The Hiroshima AI Process Code of Conduct and the EU AI Act's provisions on general-purpose AI systems together provide a converging international baseline. A CPTPP-EU MoU could formalize connections between these instruments through a Trusted AI Code establishing shared principles on model evaluation, red-teaming (a testing process where a group of ethical hackers simulates a real-world attack to identify vulnerabilities), and incident reporting for cutting-edge AI models, and extend that collaboration.

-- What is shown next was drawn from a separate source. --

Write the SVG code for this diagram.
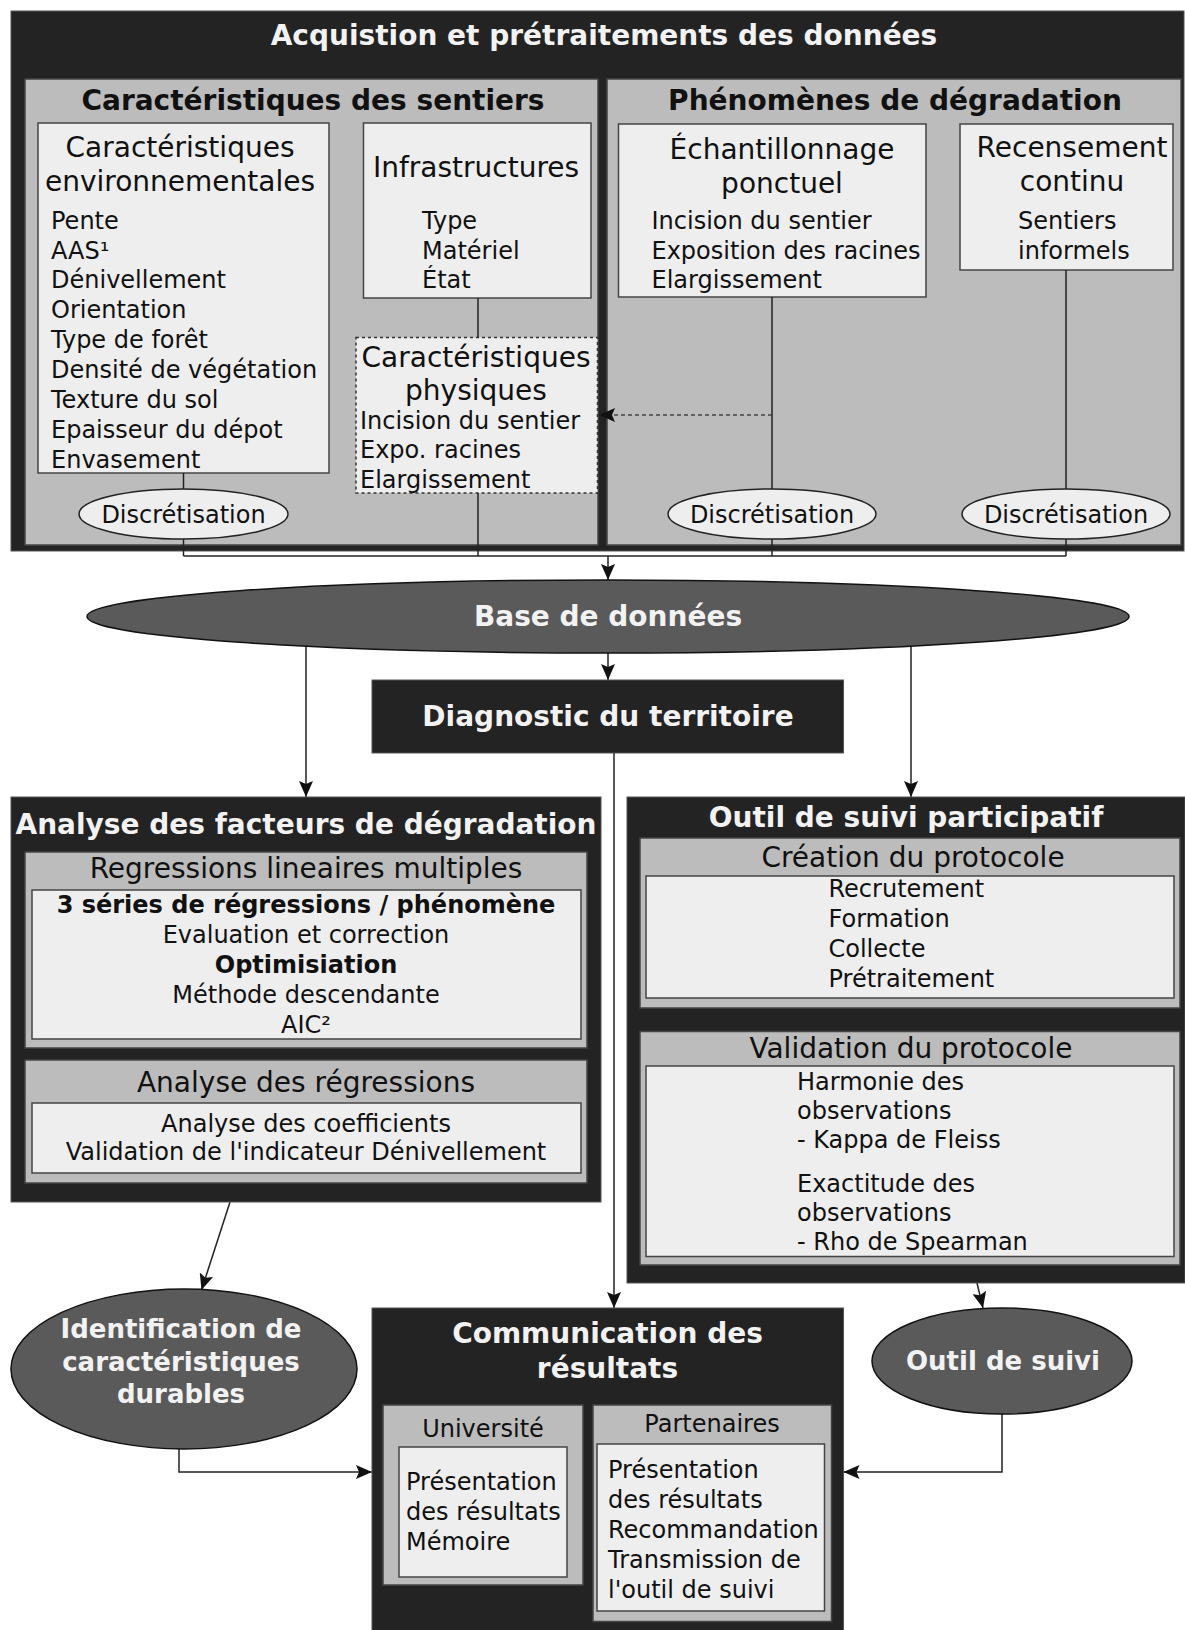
<svg xmlns="http://www.w3.org/2000/svg" width="1185" height="1630" viewBox="0 0 1185 1630">
<style>
text{font-family:"DejaVu Sans","Liberation Sans",sans-serif;fill:#111}
.dark{fill:#232323;stroke:#555;stroke-width:1}
.panel{fill:#bcbcbc;stroke:#444;stroke-width:1.5}
.inner{fill:#eeeeee;stroke:#444;stroke-width:1.5}
.dash{fill:#eeeeee;stroke:#333;stroke-width:1.5;stroke-dasharray:3 3}
.ell{fill:#5a5a5a;stroke:#111;stroke-width:1.5}
.disc{fill:#eeeeee;stroke:#222;stroke-width:1.5}
.hw{font-size:28px;font-weight:bold;fill:#f2f2f2;text-anchor:middle}
.hw26{font-size:26px;font-weight:bold;fill:#f2f2f2;text-anchor:middle}
.hb{font-size:28px;font-weight:bold;text-anchor:middle}
.t28{font-size:28px}
.t24{font-size:24px}
.b24{font-size:24px;font-weight:bold}
.c{text-anchor:middle}
.conn{stroke:#222;stroke-width:1.5;fill:none}
.dconn{stroke:#444;stroke-width:1.5;fill:none;stroke-dasharray:4 3}
</style>
<defs>
<marker id="ah" markerUnits="userSpaceOnUse" markerWidth="16" markerHeight="14" refX="16" refY="7" orient="auto">
<path d="M0,0 L16,7 L0,14 L3,7 z" fill="#111"/>
</marker>
</defs>

<g id="acquisition">
<rect class="dark" x="11" y="11" width="1173" height="540"/>
<text class="hw" x="604" y="45">Acquistion et prétraitements des données</text>
</g>

<g id="sentiers">
<rect class="panel" x="25" y="79" width="573" height="466"/>
<text class="hb" x="313" y="110">Caractéristiques des sentiers</text>
</g>

<g id="phenomenes">
<rect class="panel" x="607" y="79" width="574" height="466"/>
<text class="hb" x="895" y="110">Phénomènes de dégradation</text>
</g>

<g id="env">
<rect class="inner" x="38" y="123" width="291" height="350"/>
<text class="t28 c" x="180" y="157">Caractéristiques</text>
<text class="t28 c" x="180" y="191">environnementales</text>
<text class="t24" x="51" y="228.6">Pente</text>
<text class="t24" x="51" y="258.5">AAS¹</text>
<text class="t24" x="51" y="288.4">Dénivellement</text>
<text class="t24" x="51" y="318.3">Orientation</text>
<text class="t24" x="51" y="348.2">Type de forêt</text>
<text class="t24" x="51" y="378.1">Densité de végétation</text>
<text class="t24" x="51" y="408">Texture du sol</text>
<text class="t24" x="51" y="437.9">Epaisseur du dépot</text>
<text class="t24" x="51" y="467.8">Envasement</text>
</g>

<g id="infra">
<rect class="inner" x="363.5" y="123" width="227.5" height="175"/>
<text class="t28 c" x="476" y="177">Infrastructures</text>
<text class="t24" x="422" y="228.6">Type</text>
<text class="t24" x="422" y="258.5">Matériel</text>
<text class="t24" x="422" y="288.4">État</text>
</g>

<g id="physiques">
<rect class="dash" x="356" y="337.5" width="241.5" height="155.5"/>
<text class="t28 c" x="476" y="367">Caractéristiques</text>
<text class="t28 c" x="476" y="400">physiques</text>
<text class="t24" x="360" y="428.5">Incision du sentier</text>
<text class="t24" x="360" y="458">Expo. racines</text>
<text class="t24" x="360" y="487.5">Elargissement</text>
</g>

<g id="echantillonnage">
<rect class="inner" x="618.5" y="124" width="307.5" height="173"/>
<text class="t28 c" x="782" y="159">Échantillonnage</text>
<text class="t28 c" x="782" y="193">ponctuel</text>
<text class="t24" x="651.5" y="228.6">Incision du sentier</text>
<text class="t24" x="651.5" y="258.5">Exposition des racines</text>
<text class="t24" x="651.5" y="288.4">Elargissement</text>
</g>

<g id="recensement">
<rect class="inner" x="960" y="124" width="213" height="146"/>
<text class="t28 c" x="1072" y="157">Recensement</text>
<text class="t28 c" x="1072" y="191">continu</text>
<text class="t24" x="1018" y="228.6">Sentiers</text>
<text class="t24" x="1018" y="258.5">informels</text>
</g>

<g id="connectors">
<line class="conn" x1="478" y1="298" x2="478" y2="337.5"/>
<line class="conn" x1="183.5" y1="473" x2="183.5" y2="489"/>
<line class="conn" x1="183.5" y1="539" x2="183.5" y2="556"/>
<line class="conn" x1="478" y1="493" x2="478" y2="556"/>
<line class="conn" x1="772" y1="297" x2="772" y2="489"/>
<line class="conn" x1="772" y1="539" x2="772" y2="556"/>
<line class="conn" x1="1066" y1="270" x2="1066" y2="489"/>
<line class="conn" x1="1066" y1="539" x2="1066" y2="556"/>
<line class="conn" x1="183.5" y1="556" x2="1066" y2="556"/>
<line class="dconn" x1="772" y1="415" x2="599" y2="415" marker-end="url(#ah)"/>
<line class="conn" x1="608" y1="556" x2="608" y2="580" marker-end="url(#ah)"/>
<line class="conn" x1="608" y1="653" x2="608" y2="680" marker-end="url(#ah)"/>
<line class="conn" x1="306" y1="646" x2="306" y2="797" marker-end="url(#ah)"/>
<line class="conn" x1="911" y1="646" x2="911" y2="797" marker-end="url(#ah)"/>
<line class="conn" x1="614" y1="753" x2="614" y2="1308" marker-end="url(#ah)"/>
<line class="conn" x1="309" y1="1048" x2="309" y2="1060" marker-end="url(#ah)"/>
<line class="conn" x1="911" y1="1008" x2="911" y2="1031.5" marker-end="url(#ah)"/>
<line class="conn" x1="230" y1="1202" x2="201.5" y2="1290" marker-end="url(#ah)"/>
<line class="conn" x1="977" y1="1283" x2="983" y2="1308" marker-end="url(#ah)"/>
<polyline class="conn" points="179,1449 179,1472 372,1472" marker-end="url(#ah)"/>
<polyline class="conn" points="1002,1414 1002,1472 843.5,1472" marker-end="url(#ah)"/>
</g>

<g id="discretisation-1">
<ellipse class="disc" cx="183.5" cy="514" rx="104.5" ry="25"/>
<text class="t24 c" x="183.5" y="523">Discrétisation</text>
</g>
<g id="discretisation-2">
<ellipse class="disc" cx="772" cy="514" rx="104" ry="25"/>
<text class="t24 c" x="772" y="523">Discrétisation</text>
</g>
<g id="discretisation-3">
<ellipse class="disc" cx="1066" cy="514" rx="104" ry="25"/>
<text class="t24 c" x="1066" y="523">Discrétisation</text>
</g>

<g id="base">
<ellipse class="ell" cx="608" cy="616.5" rx="521" ry="36.5"/>
<text class="hw" x="608" y="626">Base de données</text>
</g>

<g id="diagnostic">
<rect class="dark" x="372" y="680" width="471.5" height="73"/>
<text class="hw" x="608" y="726">Diagnostic du territoire</text>
</g>

<g id="analyse">
<rect class="dark" x="11" y="797" width="590" height="405"/>
<text class="hw" x="306" y="834">Analyse des facteurs de dégradation</text>
</g>

<g id="regressions">
<rect class="panel" x="25" y="852" width="562" height="196"/>
<text class="t28 c" x="306" y="878">Regressions lineaires multiples</text>
<rect class="inner" x="32" y="890" width="549" height="149"/>
<text class="b24 c" x="306" y="913">3 séries de régressions / phénomène</text>
<text class="t24 c" x="306" y="943">Evaluation et correction</text>
<text class="b24 c" x="306" y="973">Optimisiation</text>
<text class="t24 c" x="306" y="1003">Méthode descendante</text>
<text class="t24 c" x="306" y="1033">AIC²</text>
</g>

<g id="analyse-regressions">
<rect class="panel" x="25" y="1060" width="562" height="123"/>
<text class="t28 c" x="306" y="1092">Analyse des régressions</text>
<rect class="inner" x="32" y="1103" width="549" height="70"/>
<text class="t24 c" x="306" y="1132">Analyse des coefficients</text>
<text class="t24 c" x="306" y="1160">Validation de l'indicateur Dénivellement</text>
</g>

<g id="outil-participatif">
<rect class="dark" x="627" y="797" width="558" height="486"/>
<text class="hw" x="906" y="827">Outil de suivi participatif</text>
</g>

<g id="creation">
<rect class="panel" x="640" y="838" width="540" height="170"/>
<text class="t28 c" x="913" y="867">Création du protocole</text>
<rect class="inner" x="646" y="876" width="528" height="122"/>
<text class="t24" x="828.5" y="897">Recrutement</text>
<text class="t24" x="828.5" y="927">Formation</text>
<text class="t24" x="828.5" y="957">Collecte</text>
<text class="t24" x="828.5" y="987">Prétraitement</text>
</g>

<g id="validation">
<rect class="panel" x="640" y="1031.5" width="540" height="233.5"/>
<text class="t28 c" x="911" y="1058">Validation du protocole</text>
<rect class="inner" x="646" y="1066" width="528" height="190.5"/>
<text class="t24" x="797" y="1090">Harmonie des</text>
<text class="t24" x="797" y="1119">observations</text>
<text class="t24" x="797" y="1148">- Kappa de Fleiss</text>
<text class="t24" x="797" y="1192">Exactitude des</text>
<text class="t24" x="797" y="1221">observations</text>
<text class="t24" x="797" y="1250">- Rho de Spearman</text>
</g>

<g id="identification">
<ellipse class="ell" cx="184" cy="1369" rx="173" ry="80"/>
<text class="hw26" x="181" y="1338">Identification de</text>
<text class="hw26" x="181" y="1371">caractéristiques</text>
<text class="hw26" x="181" y="1403">durables</text>
</g>

<g id="outil-suivi">
<ellipse class="ell" cx="1002" cy="1361" rx="130" ry="53"/>
<text class="hw26" x="1003" y="1370">Outil de suivi</text>
</g>

<g id="communication">
<rect class="dark" x="372" y="1308" width="471.5" height="330"/>
<text class="hw" x="607.5" y="1343">Communication des</text>
<text class="hw" x="607.5" y="1378">résultats</text>
</g>

<g id="universite">
<rect class="panel" x="383" y="1405" width="200" height="180"/>
<text class="t24 c" x="483" y="1437">Université</text>
<rect class="inner" x="399" y="1447" width="168" height="130"/>
<text class="t24" x="406" y="1490">Présentation</text>
<text class="t24" x="406" y="1520">des résultats</text>
<text class="t24" x="406" y="1550">Mémoire</text>
</g>

<g id="partenaires">
<rect class="panel" x="593" y="1405" width="238.5" height="216.5"/>
<text class="t24 c" x="712" y="1432">Partenaires</text>
<rect class="inner" x="597" y="1444" width="227.5" height="167"/>
<text class="t24" x="608" y="1478">Présentation</text>
<text class="t24" x="608" y="1508">des résultats</text>
<text class="t24" x="608" y="1538">Recommandation</text>
<text class="t24" x="608" y="1568">Transmission de</text>
<text class="t24" x="608" y="1598">l'outil de suivi</text>
</g>
</svg>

On data governance, Canada's bilateral digital economy arrangements, including its co-operation with Japan under the Data Free Flow with Trust framework and its participation in the Digital Economy Partnership Agreement accession process, position it well to contribute to a Trusted Data Bridges architecture for cross-border data flows. The objective would be genuine interoperability rather than a race to the lowest common denominator in standards.
A window worth using
The provisions outlined at the May 2026 Tokyo conference “Rebuilding a Rules-Based International Trade Order: The Role of CPTPP-EU Cooperation and Beyond” describe a framework that is WTO-consistent in substance and WTO-extra in scope.
Most of the relevant building blocks already exist as national or bilateral instruments across the EU and CPTPP membership. The EU Foreign Subsidies Regulation, the Anti-Coercion Instrument, the IPEF Supply Chain Agreement, Japan's JOGMEC stockpile architecture, the Hiroshima AI Process, and Canada's amended Investment Canada Act all represent operational experiences that a CPTPP-EU MoU could aggregate and co-ordinate.
Vietnam's 2026 CPTPP Chairmanship, combined with its agreement to focus the dialogue on CPTPP-EU co-operation, creates a favourable convening environment. Carney's support for this agenda, signalled most recently at Yaoundé, aligns the framework with Canada's broader Indo-Pacific Strategy objective of deepening rules-based trade architecture in the region.
The political question facing participating governments is whether to use this window deliberately or succumb to complacency; the geoeconomic pressures that make this framework necessary are also the pressures that make negotiating it more difficult over time. Getting the architecture right now, while the appetite for multilateral solutions remains, is worth the effort.